→ **What the exercise asks**: All of the material should be reproduced exactly, with pictures left out.

→ **Data segment**:

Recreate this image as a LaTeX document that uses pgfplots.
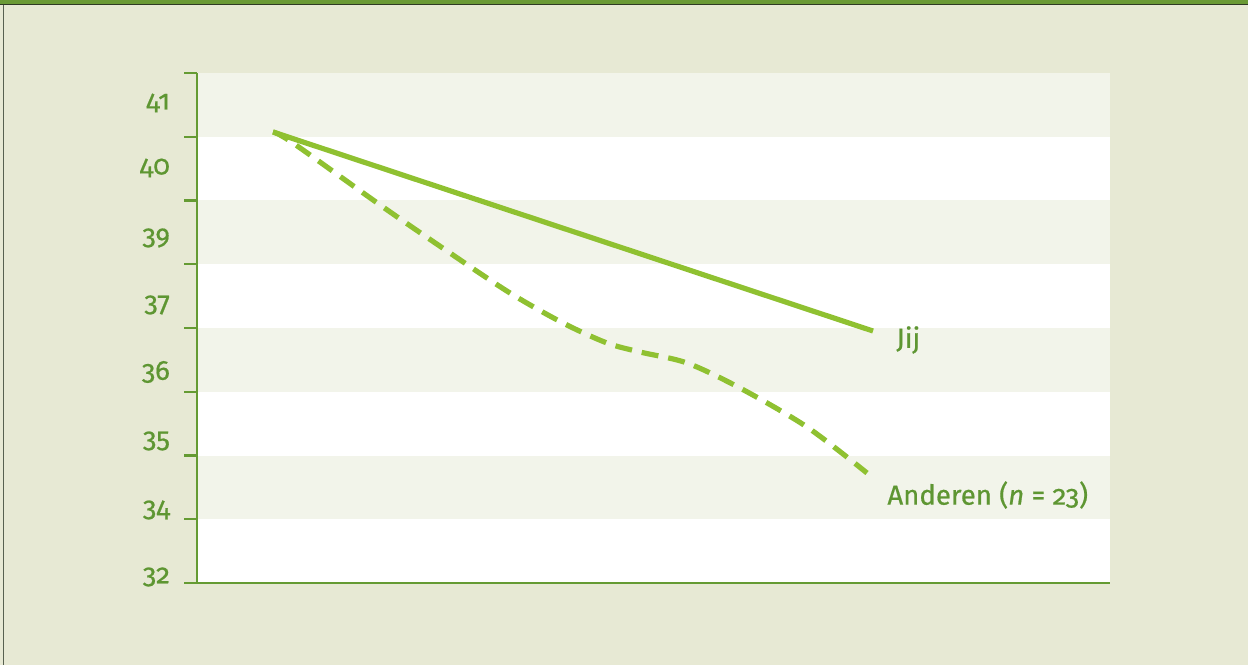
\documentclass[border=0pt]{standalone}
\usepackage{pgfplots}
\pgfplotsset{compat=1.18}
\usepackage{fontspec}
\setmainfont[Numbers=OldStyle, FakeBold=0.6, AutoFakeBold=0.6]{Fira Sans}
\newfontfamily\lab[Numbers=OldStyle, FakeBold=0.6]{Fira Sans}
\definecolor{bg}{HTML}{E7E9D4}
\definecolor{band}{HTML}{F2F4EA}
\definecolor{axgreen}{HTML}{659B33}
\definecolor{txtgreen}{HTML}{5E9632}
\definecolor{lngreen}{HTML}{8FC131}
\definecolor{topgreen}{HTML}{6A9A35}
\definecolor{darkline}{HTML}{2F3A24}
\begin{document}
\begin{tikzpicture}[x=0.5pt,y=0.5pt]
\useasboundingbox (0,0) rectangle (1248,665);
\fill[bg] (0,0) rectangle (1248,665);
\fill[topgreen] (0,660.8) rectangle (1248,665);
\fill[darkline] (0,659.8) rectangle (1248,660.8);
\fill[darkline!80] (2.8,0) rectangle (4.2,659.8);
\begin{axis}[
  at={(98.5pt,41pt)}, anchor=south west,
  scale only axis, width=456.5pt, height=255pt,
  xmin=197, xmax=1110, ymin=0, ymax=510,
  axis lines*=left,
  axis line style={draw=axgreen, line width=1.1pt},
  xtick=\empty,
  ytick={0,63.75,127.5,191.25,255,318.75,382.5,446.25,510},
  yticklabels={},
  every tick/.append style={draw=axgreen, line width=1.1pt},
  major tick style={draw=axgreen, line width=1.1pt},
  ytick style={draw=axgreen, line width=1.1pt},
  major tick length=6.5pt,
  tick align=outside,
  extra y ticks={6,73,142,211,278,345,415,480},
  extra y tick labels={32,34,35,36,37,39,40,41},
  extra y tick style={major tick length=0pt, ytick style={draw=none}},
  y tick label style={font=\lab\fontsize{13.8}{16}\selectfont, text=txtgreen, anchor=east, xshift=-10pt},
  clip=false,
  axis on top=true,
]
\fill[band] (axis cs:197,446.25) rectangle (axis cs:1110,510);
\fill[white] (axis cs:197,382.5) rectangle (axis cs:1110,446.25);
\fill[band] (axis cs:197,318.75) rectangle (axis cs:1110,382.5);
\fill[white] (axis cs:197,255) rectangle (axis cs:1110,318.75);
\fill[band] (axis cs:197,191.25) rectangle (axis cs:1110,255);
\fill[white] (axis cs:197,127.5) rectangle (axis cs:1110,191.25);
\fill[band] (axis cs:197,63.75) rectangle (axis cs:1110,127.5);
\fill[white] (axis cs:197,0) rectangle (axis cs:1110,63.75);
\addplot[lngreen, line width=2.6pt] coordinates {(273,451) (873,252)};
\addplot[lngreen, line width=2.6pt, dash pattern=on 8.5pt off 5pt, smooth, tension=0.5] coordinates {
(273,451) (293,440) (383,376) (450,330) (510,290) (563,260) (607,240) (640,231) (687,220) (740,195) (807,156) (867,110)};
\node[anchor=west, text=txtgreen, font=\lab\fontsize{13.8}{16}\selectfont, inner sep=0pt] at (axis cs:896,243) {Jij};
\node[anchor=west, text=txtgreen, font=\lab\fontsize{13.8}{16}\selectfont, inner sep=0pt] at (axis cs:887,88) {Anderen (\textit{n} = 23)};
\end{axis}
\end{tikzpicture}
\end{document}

→ **Response to the exercise**:
Recreate this image as a LaTeX document that uses pgfplots.
\documentclass[border=0pt]{standalone}
\usepackage{pgfplots}
\pgfplotsset{compat=1.18}
\usepackage{fontspec}
\setmainfont[Numbers=OldStyle, FakeBold=0.6, AutoFakeBold=0.6]{Fira Sans}
\newfontfamily\lab[Numbers=OldStyle, FakeBold=0.6]{Fira Sans}
\definecolor{bg}{HTML}{E7E9D4}
\definecolor{band}{HTML}{F2F4EA}
\definecolor{axgreen}{HTML}{659B33}
\definecolor{txtgreen}{HTML}{5E9632}
\definecolor{lngreen}{HTML}{8FC131}
\definecolor{topgreen}{HTML}{6A9A35}
\definecolor{darkline}{HTML}{2F3A24}
\begin{document}
\begin{tikzpicture}[x=0.5pt,y=0.5pt]
\useasboundingbox (0,0) rectangle (1248,665);
\fill[bg] (0,0) rectangle (1248,665);
\fill[topgreen] (0,660.8) rectangle (1248,665);
\fill[darkline] (0,659.8) rectangle (1248,660.8);
\fill[darkline!80] (2.8,0) rectangle (4.2,659.8);
\begin{axis}[
  at={(98.5pt,41pt)}, anchor=south west,
  scale only axis, width=456.5pt, height=255pt,
  xmin=197, xmax=1110, ymin=0, ymax=510,
  axis lines*=left,
  axis line style={draw=axgreen, line width=1.1pt},
  xtick=\empty,
  ytick={0,63.75,127.5,191.25,255,318.75,382.5,446.25,510},
  yticklabels={},
  every tick/.append style={draw=axgreen, line width=1.1pt},
  major tick style={draw=axgreen, line width=1.1pt},
  ytick style={draw=axgreen, line width=1.1pt},
  major tick length=6.5pt,
  tick align=outside,
  extra y ticks={6,73,142,211,278,345,415,480},
  extra y tick labels={32,34,35,36,37,39,40,41},
  extra y tick style={major tick length=0pt, ytick style={draw=none}},
  y tick label style={font=\lab\fontsize{13.8}{16}\selectfont, text=txtgreen, anchor=east, xshift=-10pt},
  clip=false,
  axis on top=true,
]
\fill[band] (axis cs:197,446.25) rectangle (axis cs:1110,510);
\fill[white] (axis cs:197,382.5) rectangle (axis cs:1110,446.25);
\fill[band] (axis cs:197,318.75) rectangle (axis cs:1110,382.5);
\fill[white] (axis cs:197,255) rectangle (axis cs:1110,318.75);
\fill[band] (axis cs:197,191.25) rectangle (axis cs:1110,255);
\fill[white] (axis cs:197,127.5) rectangle (axis cs:1110,191.25);
\fill[band] (axis cs:197,63.75) rectangle (axis cs:1110,127.5);
\fill[white] (axis cs:197,0) rectangle (axis cs:1110,63.75);
\addplot[lngreen, line width=2.6pt] coordinates {(273,451) (873,252)};
\addplot[lngreen, line width=2.6pt, dash pattern=on 8.5pt off 5pt, smooth, tension=0.5] coordinates {
(273,451) (293,440) (383,376) (450,330) (510,290) (563,260) (607,240) (640,231) (687,220) (740,195) (807,156) (867,110)};
\node[anchor=west, text=txtgreen, font=\lab\fontsize{13.8}{16}\selectfont, inner sep=0pt] at (axis cs:896,243) {Jij};
\node[anchor=west, text=txtgreen, font=\lab\fontsize{13.8}{16}\selectfont, inner sep=0pt] at (axis cs:887,88) {Anderen (\textit{n} = 23)};
\end{axis}
\end{tikzpicture}
\end{document}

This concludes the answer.